А Петроград и окрестности были забиты училищами, госпиталями, запасными батальонами. Теперь направляли еще и части с Кавказа. Хабалов растерялся, что их негде размещать. Генерал Алексеев в это время был тяжело болен, его замещал Гурко. Друг Гучкова. И он-то нашел выход. Указал, что запасные батальоны скоро будут отправлять на фронт, вот и освободятся казармы. А пока направил кавказские части не в Петроград, а в Финляндию. В общем-то, и государь согласился. Казалось, что время еще есть. Противостоять атакам думской оппозиции на самом-то деле оказывалось несложно.
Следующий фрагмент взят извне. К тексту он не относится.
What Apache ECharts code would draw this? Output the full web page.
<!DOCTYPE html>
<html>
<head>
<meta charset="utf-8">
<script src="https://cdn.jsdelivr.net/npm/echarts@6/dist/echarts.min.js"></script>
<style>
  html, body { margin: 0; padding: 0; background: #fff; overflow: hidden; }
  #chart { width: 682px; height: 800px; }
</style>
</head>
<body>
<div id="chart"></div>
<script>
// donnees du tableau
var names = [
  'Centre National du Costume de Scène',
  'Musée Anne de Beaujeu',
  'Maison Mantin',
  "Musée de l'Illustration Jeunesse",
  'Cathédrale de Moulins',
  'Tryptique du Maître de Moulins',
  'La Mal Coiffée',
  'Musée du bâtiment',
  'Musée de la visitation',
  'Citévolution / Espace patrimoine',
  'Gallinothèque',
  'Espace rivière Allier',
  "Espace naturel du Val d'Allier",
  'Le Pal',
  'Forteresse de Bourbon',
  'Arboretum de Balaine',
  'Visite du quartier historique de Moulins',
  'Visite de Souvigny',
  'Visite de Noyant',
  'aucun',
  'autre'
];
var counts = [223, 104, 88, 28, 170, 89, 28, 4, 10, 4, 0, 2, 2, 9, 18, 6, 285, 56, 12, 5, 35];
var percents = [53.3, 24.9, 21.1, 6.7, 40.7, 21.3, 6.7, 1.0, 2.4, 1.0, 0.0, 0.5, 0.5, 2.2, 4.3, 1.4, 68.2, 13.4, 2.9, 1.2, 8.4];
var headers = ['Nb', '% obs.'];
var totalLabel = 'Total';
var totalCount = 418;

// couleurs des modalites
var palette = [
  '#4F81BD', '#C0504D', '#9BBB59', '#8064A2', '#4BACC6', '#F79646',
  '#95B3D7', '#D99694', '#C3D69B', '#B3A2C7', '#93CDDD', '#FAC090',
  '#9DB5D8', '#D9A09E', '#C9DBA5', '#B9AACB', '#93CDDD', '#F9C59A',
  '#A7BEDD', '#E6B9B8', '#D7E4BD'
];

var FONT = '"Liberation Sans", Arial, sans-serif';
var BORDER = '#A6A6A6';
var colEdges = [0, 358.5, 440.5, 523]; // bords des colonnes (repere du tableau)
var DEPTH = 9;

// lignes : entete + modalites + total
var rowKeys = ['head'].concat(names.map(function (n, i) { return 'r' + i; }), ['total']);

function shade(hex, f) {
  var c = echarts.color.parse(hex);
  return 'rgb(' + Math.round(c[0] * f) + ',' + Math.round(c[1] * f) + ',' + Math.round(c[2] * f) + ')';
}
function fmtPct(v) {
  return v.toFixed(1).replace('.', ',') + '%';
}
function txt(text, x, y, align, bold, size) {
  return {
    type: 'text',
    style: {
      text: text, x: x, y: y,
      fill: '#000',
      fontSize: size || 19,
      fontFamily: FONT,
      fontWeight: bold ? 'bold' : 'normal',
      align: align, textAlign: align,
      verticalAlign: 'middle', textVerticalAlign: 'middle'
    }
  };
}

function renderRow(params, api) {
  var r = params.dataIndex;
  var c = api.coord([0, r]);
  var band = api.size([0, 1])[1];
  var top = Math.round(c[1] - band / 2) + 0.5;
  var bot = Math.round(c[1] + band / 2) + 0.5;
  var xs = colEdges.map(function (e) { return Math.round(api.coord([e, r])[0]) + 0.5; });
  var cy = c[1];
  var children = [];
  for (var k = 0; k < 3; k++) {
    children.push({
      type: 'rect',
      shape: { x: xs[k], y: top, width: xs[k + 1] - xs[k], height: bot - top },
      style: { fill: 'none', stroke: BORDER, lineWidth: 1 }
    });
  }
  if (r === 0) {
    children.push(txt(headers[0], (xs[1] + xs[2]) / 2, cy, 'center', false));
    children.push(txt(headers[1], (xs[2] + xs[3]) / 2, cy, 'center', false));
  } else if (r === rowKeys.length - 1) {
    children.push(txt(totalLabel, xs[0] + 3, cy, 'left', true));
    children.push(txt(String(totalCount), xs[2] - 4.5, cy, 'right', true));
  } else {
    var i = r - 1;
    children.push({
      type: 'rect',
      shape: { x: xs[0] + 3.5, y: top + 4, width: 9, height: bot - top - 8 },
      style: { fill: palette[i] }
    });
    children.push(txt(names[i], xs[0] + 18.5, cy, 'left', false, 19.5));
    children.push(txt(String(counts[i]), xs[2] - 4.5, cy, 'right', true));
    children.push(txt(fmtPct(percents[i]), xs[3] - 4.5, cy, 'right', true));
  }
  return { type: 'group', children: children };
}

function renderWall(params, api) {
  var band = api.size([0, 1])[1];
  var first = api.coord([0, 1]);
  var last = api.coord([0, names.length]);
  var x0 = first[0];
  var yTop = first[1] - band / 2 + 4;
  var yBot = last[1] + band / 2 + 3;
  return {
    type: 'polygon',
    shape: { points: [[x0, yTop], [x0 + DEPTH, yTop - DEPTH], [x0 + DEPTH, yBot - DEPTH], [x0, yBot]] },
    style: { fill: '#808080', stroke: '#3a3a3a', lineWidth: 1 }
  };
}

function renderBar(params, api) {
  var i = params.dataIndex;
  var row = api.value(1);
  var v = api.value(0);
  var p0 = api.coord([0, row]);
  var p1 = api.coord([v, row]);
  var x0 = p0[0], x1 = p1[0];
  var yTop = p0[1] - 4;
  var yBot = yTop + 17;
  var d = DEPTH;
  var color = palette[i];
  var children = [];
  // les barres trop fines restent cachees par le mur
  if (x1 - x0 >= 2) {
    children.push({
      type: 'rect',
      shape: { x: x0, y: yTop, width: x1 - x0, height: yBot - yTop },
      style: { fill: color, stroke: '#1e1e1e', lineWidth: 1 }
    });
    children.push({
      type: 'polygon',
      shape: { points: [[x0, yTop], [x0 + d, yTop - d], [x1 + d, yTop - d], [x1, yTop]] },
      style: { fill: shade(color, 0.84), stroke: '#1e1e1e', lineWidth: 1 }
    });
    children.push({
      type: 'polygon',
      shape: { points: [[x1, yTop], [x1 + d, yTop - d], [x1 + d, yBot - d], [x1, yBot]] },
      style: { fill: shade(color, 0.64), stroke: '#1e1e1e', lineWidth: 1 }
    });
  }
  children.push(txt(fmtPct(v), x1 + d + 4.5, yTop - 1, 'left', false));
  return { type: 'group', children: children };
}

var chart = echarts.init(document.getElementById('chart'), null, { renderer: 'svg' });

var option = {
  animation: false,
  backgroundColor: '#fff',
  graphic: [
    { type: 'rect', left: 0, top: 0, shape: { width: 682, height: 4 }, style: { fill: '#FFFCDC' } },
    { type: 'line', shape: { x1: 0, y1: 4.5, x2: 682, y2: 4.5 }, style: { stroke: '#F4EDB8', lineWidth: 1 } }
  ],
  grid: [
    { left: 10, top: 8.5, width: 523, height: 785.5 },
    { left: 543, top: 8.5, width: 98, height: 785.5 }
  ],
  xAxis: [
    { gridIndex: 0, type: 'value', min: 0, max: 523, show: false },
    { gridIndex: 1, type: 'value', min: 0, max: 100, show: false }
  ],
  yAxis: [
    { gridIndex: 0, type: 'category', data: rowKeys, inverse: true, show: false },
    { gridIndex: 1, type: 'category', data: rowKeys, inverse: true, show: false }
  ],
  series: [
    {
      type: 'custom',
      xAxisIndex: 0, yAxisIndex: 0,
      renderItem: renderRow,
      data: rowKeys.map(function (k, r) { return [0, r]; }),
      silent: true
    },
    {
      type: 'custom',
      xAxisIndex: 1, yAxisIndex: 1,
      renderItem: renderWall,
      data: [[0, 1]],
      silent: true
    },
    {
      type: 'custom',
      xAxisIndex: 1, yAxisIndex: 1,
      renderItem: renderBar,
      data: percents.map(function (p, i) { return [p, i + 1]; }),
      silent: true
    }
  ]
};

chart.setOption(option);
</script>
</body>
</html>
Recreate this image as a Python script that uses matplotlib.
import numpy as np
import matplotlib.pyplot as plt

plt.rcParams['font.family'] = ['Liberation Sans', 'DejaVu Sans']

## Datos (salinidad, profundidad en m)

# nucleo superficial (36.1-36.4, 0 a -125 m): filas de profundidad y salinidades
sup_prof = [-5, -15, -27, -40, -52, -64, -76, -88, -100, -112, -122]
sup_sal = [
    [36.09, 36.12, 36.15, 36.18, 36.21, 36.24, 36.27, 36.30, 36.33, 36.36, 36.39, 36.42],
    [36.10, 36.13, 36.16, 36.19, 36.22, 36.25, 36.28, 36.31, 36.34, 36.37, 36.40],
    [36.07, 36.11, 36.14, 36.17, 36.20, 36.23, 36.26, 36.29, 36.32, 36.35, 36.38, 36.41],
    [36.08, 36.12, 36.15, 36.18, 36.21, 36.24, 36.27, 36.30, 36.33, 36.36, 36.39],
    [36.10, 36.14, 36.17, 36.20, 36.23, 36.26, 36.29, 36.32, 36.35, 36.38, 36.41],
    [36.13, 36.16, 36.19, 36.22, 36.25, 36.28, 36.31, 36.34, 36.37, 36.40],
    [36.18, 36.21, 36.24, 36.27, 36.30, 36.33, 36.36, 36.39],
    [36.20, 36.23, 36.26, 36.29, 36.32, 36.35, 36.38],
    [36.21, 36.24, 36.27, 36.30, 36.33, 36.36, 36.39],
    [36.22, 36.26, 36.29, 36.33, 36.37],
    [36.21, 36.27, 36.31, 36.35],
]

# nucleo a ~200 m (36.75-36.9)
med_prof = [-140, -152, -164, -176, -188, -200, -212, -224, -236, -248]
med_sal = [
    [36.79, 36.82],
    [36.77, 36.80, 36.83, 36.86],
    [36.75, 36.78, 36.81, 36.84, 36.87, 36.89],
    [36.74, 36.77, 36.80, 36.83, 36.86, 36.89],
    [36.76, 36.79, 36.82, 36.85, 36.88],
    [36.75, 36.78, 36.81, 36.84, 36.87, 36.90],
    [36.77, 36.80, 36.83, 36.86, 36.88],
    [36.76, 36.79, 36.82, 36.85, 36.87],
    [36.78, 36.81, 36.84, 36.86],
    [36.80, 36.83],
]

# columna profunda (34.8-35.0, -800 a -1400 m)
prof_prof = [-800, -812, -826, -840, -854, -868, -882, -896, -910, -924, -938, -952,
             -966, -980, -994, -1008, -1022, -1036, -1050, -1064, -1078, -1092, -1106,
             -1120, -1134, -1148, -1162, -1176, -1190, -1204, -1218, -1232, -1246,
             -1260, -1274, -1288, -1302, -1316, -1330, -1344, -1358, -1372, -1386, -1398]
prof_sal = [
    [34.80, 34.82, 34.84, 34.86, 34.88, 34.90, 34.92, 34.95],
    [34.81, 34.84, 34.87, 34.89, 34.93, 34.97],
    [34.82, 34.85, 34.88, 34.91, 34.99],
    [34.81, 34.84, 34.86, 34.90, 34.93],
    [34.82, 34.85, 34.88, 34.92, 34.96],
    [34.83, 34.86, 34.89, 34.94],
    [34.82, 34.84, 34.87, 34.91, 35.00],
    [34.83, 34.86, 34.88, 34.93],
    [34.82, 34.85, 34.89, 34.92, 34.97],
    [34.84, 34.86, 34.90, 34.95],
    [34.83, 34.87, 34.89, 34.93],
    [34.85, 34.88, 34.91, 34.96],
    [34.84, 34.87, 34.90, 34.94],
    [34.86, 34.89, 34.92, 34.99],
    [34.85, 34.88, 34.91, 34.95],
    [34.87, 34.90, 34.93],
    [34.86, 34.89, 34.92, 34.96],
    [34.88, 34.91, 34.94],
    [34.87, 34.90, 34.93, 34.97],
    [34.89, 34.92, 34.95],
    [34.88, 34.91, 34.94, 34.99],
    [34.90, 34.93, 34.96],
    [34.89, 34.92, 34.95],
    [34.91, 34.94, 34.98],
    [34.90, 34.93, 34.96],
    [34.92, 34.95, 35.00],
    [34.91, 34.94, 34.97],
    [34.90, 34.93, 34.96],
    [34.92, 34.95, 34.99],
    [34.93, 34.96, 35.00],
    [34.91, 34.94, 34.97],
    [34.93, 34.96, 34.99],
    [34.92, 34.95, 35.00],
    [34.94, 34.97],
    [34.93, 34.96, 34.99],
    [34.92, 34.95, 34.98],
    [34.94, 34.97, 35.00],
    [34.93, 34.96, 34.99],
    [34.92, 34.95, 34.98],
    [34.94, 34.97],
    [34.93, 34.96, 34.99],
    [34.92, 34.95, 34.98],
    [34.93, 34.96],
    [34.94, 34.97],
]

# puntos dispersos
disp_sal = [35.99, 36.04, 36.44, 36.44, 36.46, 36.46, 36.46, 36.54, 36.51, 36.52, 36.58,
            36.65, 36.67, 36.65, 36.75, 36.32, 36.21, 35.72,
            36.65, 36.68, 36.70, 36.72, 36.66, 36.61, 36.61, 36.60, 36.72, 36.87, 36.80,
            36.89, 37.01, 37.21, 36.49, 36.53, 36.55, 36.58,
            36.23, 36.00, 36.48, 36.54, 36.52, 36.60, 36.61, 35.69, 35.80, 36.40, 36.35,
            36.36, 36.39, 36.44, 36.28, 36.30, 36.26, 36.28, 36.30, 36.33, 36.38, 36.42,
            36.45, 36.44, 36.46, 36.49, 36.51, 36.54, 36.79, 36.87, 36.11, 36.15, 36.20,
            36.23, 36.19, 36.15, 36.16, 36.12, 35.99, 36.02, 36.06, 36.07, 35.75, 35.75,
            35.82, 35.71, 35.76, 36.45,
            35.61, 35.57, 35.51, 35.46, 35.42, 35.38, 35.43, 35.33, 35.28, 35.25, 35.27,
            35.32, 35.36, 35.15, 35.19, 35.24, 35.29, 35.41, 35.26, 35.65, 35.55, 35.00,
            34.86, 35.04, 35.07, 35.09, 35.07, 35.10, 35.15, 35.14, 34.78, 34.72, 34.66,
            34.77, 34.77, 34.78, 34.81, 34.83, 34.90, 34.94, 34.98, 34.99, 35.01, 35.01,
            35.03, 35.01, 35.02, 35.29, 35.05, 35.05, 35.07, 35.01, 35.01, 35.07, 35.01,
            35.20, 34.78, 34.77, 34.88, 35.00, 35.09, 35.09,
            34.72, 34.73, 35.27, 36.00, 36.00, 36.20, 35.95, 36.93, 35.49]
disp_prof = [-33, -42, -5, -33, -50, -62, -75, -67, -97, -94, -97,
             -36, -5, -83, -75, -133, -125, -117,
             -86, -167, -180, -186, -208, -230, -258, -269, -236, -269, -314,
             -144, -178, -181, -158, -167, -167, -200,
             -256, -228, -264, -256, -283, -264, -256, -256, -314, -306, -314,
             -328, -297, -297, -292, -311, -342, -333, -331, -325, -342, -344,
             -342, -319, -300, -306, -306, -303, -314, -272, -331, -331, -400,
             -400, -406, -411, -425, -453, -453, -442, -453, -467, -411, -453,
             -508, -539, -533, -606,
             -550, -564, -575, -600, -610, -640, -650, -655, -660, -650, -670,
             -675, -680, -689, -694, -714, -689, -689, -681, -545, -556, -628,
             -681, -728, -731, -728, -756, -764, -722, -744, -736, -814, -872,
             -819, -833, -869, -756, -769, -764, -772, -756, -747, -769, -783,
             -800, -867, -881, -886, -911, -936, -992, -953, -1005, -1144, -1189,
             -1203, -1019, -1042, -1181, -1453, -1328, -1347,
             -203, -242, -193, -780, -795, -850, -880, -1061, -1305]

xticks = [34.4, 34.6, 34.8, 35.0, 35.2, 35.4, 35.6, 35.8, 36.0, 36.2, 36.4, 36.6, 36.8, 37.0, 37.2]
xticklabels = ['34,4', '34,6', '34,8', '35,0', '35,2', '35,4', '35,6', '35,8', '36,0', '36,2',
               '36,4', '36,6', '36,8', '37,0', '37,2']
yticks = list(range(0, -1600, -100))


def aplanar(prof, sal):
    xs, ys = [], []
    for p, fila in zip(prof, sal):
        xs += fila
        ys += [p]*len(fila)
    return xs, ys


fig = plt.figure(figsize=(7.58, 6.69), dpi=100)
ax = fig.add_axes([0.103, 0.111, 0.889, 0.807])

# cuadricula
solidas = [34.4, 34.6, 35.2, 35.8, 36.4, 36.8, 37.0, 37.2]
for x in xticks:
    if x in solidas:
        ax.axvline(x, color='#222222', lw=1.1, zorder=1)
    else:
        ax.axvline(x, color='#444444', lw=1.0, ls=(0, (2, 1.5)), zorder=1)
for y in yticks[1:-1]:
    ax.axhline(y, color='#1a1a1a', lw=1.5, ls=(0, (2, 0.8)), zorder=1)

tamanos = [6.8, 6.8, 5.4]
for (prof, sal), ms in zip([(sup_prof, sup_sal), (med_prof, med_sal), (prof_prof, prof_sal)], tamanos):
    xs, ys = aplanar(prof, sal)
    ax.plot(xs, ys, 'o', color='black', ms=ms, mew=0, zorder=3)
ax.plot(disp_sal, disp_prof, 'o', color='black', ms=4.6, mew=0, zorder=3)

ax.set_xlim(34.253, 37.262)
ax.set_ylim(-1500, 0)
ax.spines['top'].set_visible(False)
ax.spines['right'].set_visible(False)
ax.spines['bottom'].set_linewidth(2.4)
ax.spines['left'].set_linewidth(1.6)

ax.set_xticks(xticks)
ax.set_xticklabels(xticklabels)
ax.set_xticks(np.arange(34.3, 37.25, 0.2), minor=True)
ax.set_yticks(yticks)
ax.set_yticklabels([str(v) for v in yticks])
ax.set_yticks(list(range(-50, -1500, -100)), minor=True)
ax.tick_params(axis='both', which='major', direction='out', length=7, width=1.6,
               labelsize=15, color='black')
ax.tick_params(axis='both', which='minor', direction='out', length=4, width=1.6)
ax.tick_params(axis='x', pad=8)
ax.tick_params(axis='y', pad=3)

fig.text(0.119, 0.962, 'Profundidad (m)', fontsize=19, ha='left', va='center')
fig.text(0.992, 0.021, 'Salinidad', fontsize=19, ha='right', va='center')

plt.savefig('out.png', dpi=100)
Николай II уже понял: если держаться твердо, она скиснет и отступит. А дальше начнется наступление на фронте и изменит всю обстановку. Ну а после победы можно будет разобраться и с оппозицией, и с поведением союзников.
Для подобного оптимизма имелись все основания. На Центральные Державы готовы были обрушиться удары такой силы, что выдержать их неприятели были не способны. Все эксперты сходились на том, что война окончится летом, максимум — осенью 1917 г. Царское правительство уже даже начало подготовку к грядущей мирной конференции, поднимались архивы, изучались соглашения и договоры. А возросшее могущество России союзники в полной мере признавали. Межсоюзническая конференция впервые была созвана не во Франции, а в Петрограде. В феврале прибыли делегации Англии, Франции, Италии.
Французскую миссию возглавляли министр Думерг и генерал Кастельно. В британскую входили военный министр Милнер, банкир Бэринг, Бьюкенен, разведчики Аллей, Локкарт. Согласовывались планы предстоящих операций, произносились речи. Делегации посетили Москву. На обеде в ресторане «Прага» Думерг заявлял: «Необходимо, чтобы исторические несправедливости были исправлены, необходимо, чтобы великая Россия, которая, казалось, уже забыла о своей великой мечте, о свободном выходе к морю, получила его, чтобы турки были изгнаны из Европы, а Константинополь стал бы русским Царьградом… Мы очень близки к цели… наша конференция показала, что теперь мы объединены, как никогда». А Бьюкенен 18 февраля 1917 г. говорил: «Англо-русские отношения никогда не были лучше, чем в настоящее время. Как император, так и большинство русского народа твердо поддерживают англо-русский союз».
Но Милнер с какой-то стати озадачился… необходимостью реформ в России. При встрече с государем он завел речь о том же самом, что недавно пытался внушать царю Бьюкенен. Что в нашей стране нужно ввести «ответственное министерство». Даже называл персональный состав: во главе правительства — Милюков, министром иностранных дел — Струве. Царь был шокирован и оскорблен столь наглым вмешательством во внутренние дела России. Он отказался обсуждать подобные темы.
Однако у Милнера были и другие встречи. С руководителями оппозиции. С тем же Струве, Гучковым, в Москве — с князем Львовым, Челноковым. На обратном пути в Англию секретарь миссии майор Дэвидсон составил секретный доклад «Анализ политического и экономического положения России на февраль 1917 г.». Среди рекомендаций были такие пункты: «Сотрудничать с чиновниками нынешней власти и расходовать средства по мере необходимости для побуждения их к активному сотрудничеству» (то есть подкупать). «Поддерживать самые тесные отношения с ведущими депутатами Думы и представителями земств с целью завоевать их доверие и направлять их деятельность по соответствующим каналам». «Пристально следить за разворачивающимися событиями и иметь наготове заготовки нового правительства, которое придет к власти в России». Как видим, англичане знали о предстоящей революции.
Хотя царь и его министры пребывали в уверенности: с ситуацией они справятся. Так и было. Как раз в период работы Межсоюзнической конференции, 14 февраля, готовилось открытие Думы, намеченного оппозицией штурма. Но арест Рабочей группы оборвал связку между заговорщиками и рабочими массами. А накануне этой даты по городу расклеили объявление генерала Хабалова — беспорядки будут подавляться военной силой. Полиция произвела дополнительные аресты агитаторов на заводах. Родзянко явился к царю, все еще силился шантажировать его. Пугал революционными настроениями и под этим предлогом опять требовал «ответственное министерство». Но государь отрезал: «Мои сведения совершенно противоположны, а что касается настроения Думы, то, если Дума позволит себе такие же резкие выступления, как в прошлый раз, она будет распущена».